--- What the task asks ---
Leave out every picture, then transcribe the rest of the listing exactly.

--- Dataset section ---
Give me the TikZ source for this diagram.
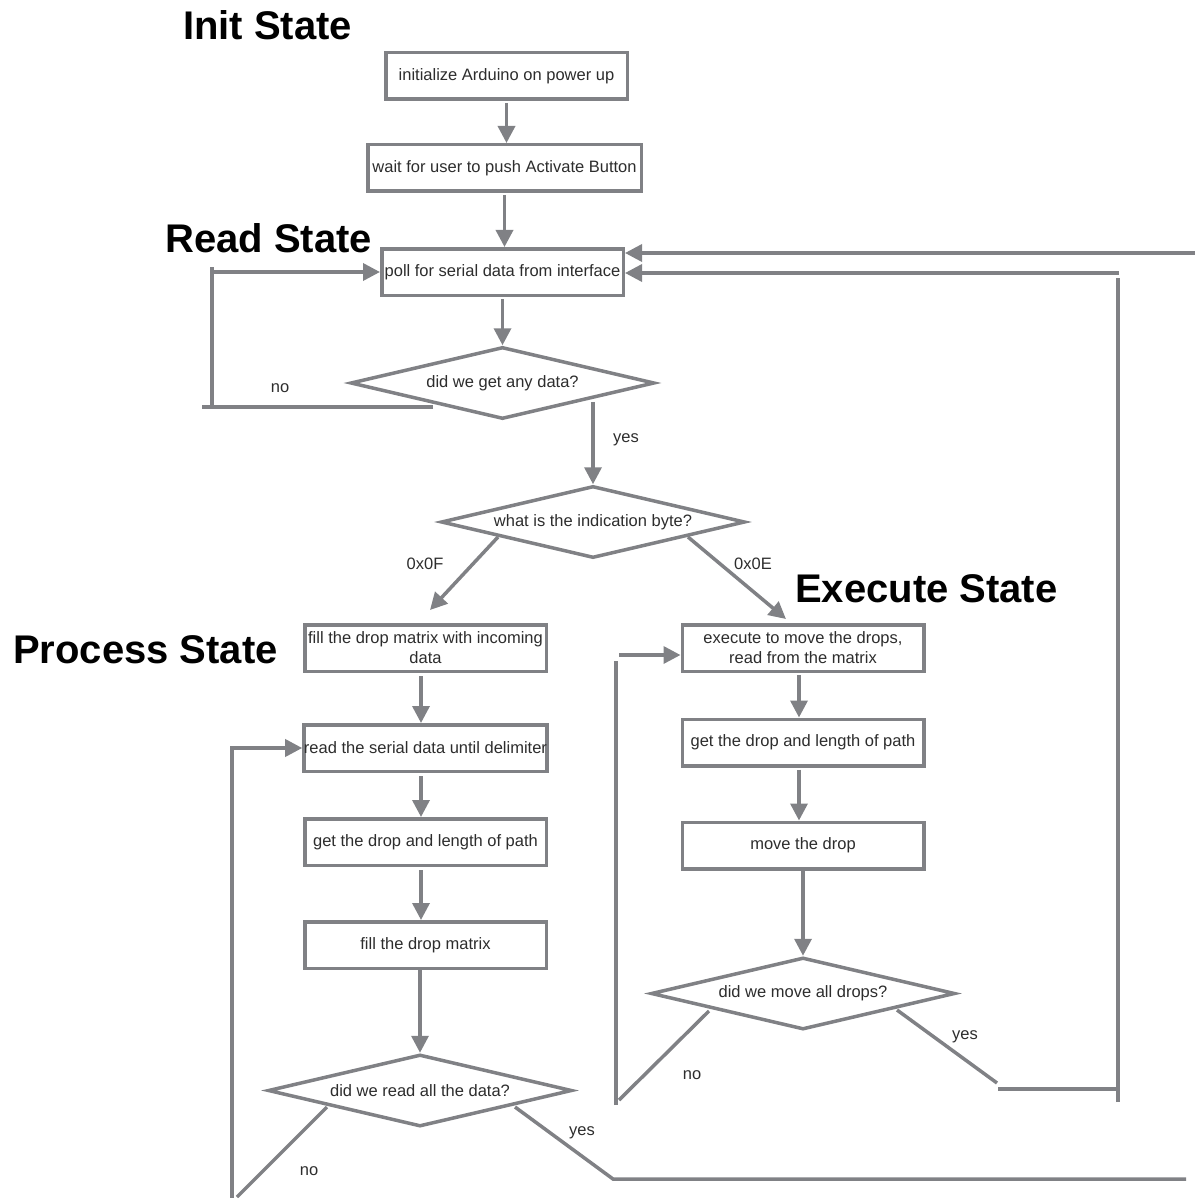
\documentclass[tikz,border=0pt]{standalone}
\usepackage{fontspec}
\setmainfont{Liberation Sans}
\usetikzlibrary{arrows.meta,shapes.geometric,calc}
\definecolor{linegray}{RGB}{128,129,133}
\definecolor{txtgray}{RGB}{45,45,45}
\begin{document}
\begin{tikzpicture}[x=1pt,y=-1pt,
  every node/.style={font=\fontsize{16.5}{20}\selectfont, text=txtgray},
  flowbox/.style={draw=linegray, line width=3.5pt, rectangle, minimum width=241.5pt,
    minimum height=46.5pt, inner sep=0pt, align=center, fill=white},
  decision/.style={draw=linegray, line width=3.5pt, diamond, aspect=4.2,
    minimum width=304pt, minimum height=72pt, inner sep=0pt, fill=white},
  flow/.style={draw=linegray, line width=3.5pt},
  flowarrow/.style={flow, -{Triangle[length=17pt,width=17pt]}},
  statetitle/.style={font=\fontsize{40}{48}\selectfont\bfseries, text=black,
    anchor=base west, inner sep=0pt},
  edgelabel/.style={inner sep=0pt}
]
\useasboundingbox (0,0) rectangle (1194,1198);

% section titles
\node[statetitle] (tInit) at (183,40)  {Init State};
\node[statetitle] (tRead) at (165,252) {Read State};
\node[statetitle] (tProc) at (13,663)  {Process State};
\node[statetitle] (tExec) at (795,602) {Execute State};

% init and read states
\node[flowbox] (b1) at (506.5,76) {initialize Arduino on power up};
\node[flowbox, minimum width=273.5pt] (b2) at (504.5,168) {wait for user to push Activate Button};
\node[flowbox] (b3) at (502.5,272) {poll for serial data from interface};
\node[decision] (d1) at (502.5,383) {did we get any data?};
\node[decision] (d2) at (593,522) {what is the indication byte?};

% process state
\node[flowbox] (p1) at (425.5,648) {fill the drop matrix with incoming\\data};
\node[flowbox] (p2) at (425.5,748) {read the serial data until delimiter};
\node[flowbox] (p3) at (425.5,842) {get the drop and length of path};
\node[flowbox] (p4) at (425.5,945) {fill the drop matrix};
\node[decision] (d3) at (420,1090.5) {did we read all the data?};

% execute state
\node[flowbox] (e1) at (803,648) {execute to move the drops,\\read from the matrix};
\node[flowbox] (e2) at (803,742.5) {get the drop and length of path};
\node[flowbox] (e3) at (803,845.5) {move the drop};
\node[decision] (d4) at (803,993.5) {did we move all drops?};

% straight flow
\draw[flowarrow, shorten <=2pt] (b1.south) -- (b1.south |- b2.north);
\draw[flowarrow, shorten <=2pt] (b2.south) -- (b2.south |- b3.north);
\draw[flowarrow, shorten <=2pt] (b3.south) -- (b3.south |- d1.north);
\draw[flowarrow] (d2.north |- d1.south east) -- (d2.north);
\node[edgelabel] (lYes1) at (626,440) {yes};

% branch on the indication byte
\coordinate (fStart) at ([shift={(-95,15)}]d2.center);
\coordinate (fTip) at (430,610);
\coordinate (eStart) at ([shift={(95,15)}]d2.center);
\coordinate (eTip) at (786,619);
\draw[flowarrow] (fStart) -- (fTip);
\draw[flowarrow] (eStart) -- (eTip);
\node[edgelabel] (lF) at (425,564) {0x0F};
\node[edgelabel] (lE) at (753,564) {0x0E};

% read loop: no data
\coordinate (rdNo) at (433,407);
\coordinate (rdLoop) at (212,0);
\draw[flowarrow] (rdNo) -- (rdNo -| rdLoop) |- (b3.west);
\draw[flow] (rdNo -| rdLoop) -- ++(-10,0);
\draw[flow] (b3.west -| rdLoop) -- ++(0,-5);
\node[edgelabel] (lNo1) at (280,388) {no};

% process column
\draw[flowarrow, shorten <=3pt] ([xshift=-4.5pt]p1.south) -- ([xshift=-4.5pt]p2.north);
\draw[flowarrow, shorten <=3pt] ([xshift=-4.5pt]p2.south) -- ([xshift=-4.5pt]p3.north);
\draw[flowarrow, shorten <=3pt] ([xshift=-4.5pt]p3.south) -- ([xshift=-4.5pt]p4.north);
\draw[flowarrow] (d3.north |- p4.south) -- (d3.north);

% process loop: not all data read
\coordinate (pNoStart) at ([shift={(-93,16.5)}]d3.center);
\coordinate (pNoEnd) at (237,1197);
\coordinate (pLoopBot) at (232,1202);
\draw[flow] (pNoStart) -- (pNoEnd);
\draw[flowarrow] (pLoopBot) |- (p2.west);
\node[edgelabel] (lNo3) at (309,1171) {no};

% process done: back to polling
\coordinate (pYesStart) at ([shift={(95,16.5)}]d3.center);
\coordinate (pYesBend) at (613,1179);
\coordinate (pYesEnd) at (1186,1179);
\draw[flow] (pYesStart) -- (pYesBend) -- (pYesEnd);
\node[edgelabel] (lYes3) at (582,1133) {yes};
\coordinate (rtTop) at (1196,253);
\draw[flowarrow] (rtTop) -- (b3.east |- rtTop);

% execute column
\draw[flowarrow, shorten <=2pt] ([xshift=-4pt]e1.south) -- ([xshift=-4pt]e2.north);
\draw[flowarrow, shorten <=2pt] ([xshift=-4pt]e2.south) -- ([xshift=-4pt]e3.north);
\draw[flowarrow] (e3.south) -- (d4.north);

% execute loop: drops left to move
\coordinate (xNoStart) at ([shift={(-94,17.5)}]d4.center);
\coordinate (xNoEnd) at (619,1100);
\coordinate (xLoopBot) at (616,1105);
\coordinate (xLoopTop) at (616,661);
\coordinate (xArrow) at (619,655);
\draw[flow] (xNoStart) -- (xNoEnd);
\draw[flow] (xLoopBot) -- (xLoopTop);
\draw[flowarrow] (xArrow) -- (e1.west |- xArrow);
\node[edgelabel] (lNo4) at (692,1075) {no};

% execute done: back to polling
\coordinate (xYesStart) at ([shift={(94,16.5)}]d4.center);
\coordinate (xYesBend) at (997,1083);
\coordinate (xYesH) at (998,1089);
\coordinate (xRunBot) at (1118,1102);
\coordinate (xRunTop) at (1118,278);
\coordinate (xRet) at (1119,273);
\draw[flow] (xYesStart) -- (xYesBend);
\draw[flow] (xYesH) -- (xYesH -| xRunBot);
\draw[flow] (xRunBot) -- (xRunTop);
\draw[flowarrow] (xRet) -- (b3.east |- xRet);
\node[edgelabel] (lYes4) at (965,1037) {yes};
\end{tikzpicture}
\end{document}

--- Full response ---
Give me the TikZ source for this diagram.
\documentclass[tikz,border=0pt]{standalone}
\usepackage{fontspec}
\setmainfont{Liberation Sans}
\usetikzlibrary{arrows.meta,shapes.geometric,calc}
\definecolor{linegray}{RGB}{128,129,133}
\definecolor{txtgray}{RGB}{45,45,45}
\begin{document}
\begin{tikzpicture}[x=1pt,y=-1pt,
  every node/.style={font=\fontsize{16.5}{20}\selectfont, text=txtgray},
  flowbox/.style={draw=linegray, line width=3.5pt, rectangle, minimum width=241.5pt,
    minimum height=46.5pt, inner sep=0pt, align=center, fill=white},
  decision/.style={draw=linegray, line width=3.5pt, diamond, aspect=4.2,
    minimum width=304pt, minimum height=72pt, inner sep=0pt, fill=white},
  flow/.style={draw=linegray, line width=3.5pt},
  flowarrow/.style={flow, -{Triangle[length=17pt,width=17pt]}},
  statetitle/.style={font=\fontsize{40}{48}\selectfont\bfseries, text=black,
    anchor=base west, inner sep=0pt},
  edgelabel/.style={inner sep=0pt}
]
\useasboundingbox (0,0) rectangle (1194,1198);

% section titles
\node[statetitle] (tInit) at (183,40)  {Init State};
\node[statetitle] (tRead) at (165,252) {Read State};
\node[statetitle] (tProc) at (13,663)  {Process State};
\node[statetitle] (tExec) at (795,602) {Execute State};

% init and read states
\node[flowbox] (b1) at (506.5,76) {initialize Arduino on power up};
\node[flowbox, minimum width=273.5pt] (b2) at (504.5,168) {wait for user to push Activate Button};
\node[flowbox] (b3) at (502.5,272) {poll for serial data from interface};
\node[decision] (d1) at (502.5,383) {did we get any data?};
\node[decision] (d2) at (593,522) {what is the indication byte?};

% process state
\node[flowbox] (p1) at (425.5,648) {fill the drop matrix with incoming\\data};
\node[flowbox] (p2) at (425.5,748) {read the serial data until delimiter};
\node[flowbox] (p3) at (425.5,842) {get the drop and length of path};
\node[flowbox] (p4) at (425.5,945) {fill the drop matrix};
\node[decision] (d3) at (420,1090.5) {did we read all the data?};

% execute state
\node[flowbox] (e1) at (803,648) {execute to move the drops,\\read from the matrix};
\node[flowbox] (e2) at (803,742.5) {get the drop and length of path};
\node[flowbox] (e3) at (803,845.5) {move the drop};
\node[decision] (d4) at (803,993.5) {did we move all drops?};

% straight flow
\draw[flowarrow, shorten <=2pt] (b1.south) -- (b1.south |- b2.north);
\draw[flowarrow, shorten <=2pt] (b2.south) -- (b2.south |- b3.north);
\draw[flowarrow, shorten <=2pt] (b3.south) -- (b3.south |- d1.north);
\draw[flowarrow] (d2.north |- d1.south east) -- (d2.north);
\node[edgelabel] (lYes1) at (626,440) {yes};

% branch on the indication byte
\coordinate (fStart) at ([shift={(-95,15)}]d2.center);
\coordinate (fTip) at (430,610);
\coordinate (eStart) at ([shift={(95,15)}]d2.center);
\coordinate (eTip) at (786,619);
\draw[flowarrow] (fStart) -- (fTip);
\draw[flowarrow] (eStart) -- (eTip);
\node[edgelabel] (lF) at (425,564) {0x0F};
\node[edgelabel] (lE) at (753,564) {0x0E};

% read loop: no data
\coordinate (rdNo) at (433,407);
\coordinate (rdLoop) at (212,0);
\draw[flowarrow] (rdNo) -- (rdNo -| rdLoop) |- (b3.west);
\draw[flow] (rdNo -| rdLoop) -- ++(-10,0);
\draw[flow] (b3.west -| rdLoop) -- ++(0,-5);
\node[edgelabel] (lNo1) at (280,388) {no};

% process column
\draw[flowarrow, shorten <=3pt] ([xshift=-4.5pt]p1.south) -- ([xshift=-4.5pt]p2.north);
\draw[flowarrow, shorten <=3pt] ([xshift=-4.5pt]p2.south) -- ([xshift=-4.5pt]p3.north);
\draw[flowarrow, shorten <=3pt] ([xshift=-4.5pt]p3.south) -- ([xshift=-4.5pt]p4.north);
\draw[flowarrow] (d3.north |- p4.south) -- (d3.north);

% process loop: not all data read
\coordinate (pNoStart) at ([shift={(-93,16.5)}]d3.center);
\coordinate (pNoEnd) at (237,1197);
\coordinate (pLoopBot) at (232,1202);
\draw[flow] (pNoStart) -- (pNoEnd);
\draw[flowarrow] (pLoopBot) |- (p2.west);
\node[edgelabel] (lNo3) at (309,1171) {no};

% process done: back to polling
\coordinate (pYesStart) at ([shift={(95,16.5)}]d3.center);
\coordinate (pYesBend) at (613,1179);
\coordinate (pYesEnd) at (1186,1179);
\draw[flow] (pYesStart) -- (pYesBend) -- (pYesEnd);
\node[edgelabel] (lYes3) at (582,1133) {yes};
\coordinate (rtTop) at (1196,253);
\draw[flowarrow] (rtTop) -- (b3.east |- rtTop);

% execute column
\draw[flowarrow, shorten <=2pt] ([xshift=-4pt]e1.south) -- ([xshift=-4pt]e2.north);
\draw[flowarrow, shorten <=2pt] ([xshift=-4pt]e2.south) -- ([xshift=-4pt]e3.north);
\draw[flowarrow] (e3.south) -- (d4.north);

% execute loop: drops left to move
\coordinate (xNoStart) at ([shift={(-94,17.5)}]d4.center);
\coordinate (xNoEnd) at (619,1100);
\coordinate (xLoopBot) at (616,1105);
\coordinate (xLoopTop) at (616,661);
\coordinate (xArrow) at (619,655);
\draw[flow] (xNoStart) -- (xNoEnd);
\draw[flow] (xLoopBot) -- (xLoopTop);
\draw[flowarrow] (xArrow) -- (e1.west |- xArrow);
\node[edgelabel] (lNo4) at (692,1075) {no};

% execute done: back to polling
\coordinate (xYesStart) at ([shift={(94,16.5)}]d4.center);
\coordinate (xYesBend) at (997,1083);
\coordinate (xYesH) at (998,1089);
\coordinate (xRunBot) at (1118,1102);
\coordinate (xRunTop) at (1118,278);
\coordinate (xRet) at (1119,273);
\draw[flow] (xYesStart) -- (xYesBend);
\draw[flow] (xYesH) -- (xYesH -| xRunBot);
\draw[flow] (xRunBot) -- (xRunTop);
\draw[flowarrow] (xRet) -- (b3.east |- xRet);
\node[edgelabel] (lYes4) at (965,1037) {yes};
\end{tikzpicture}
\end{document}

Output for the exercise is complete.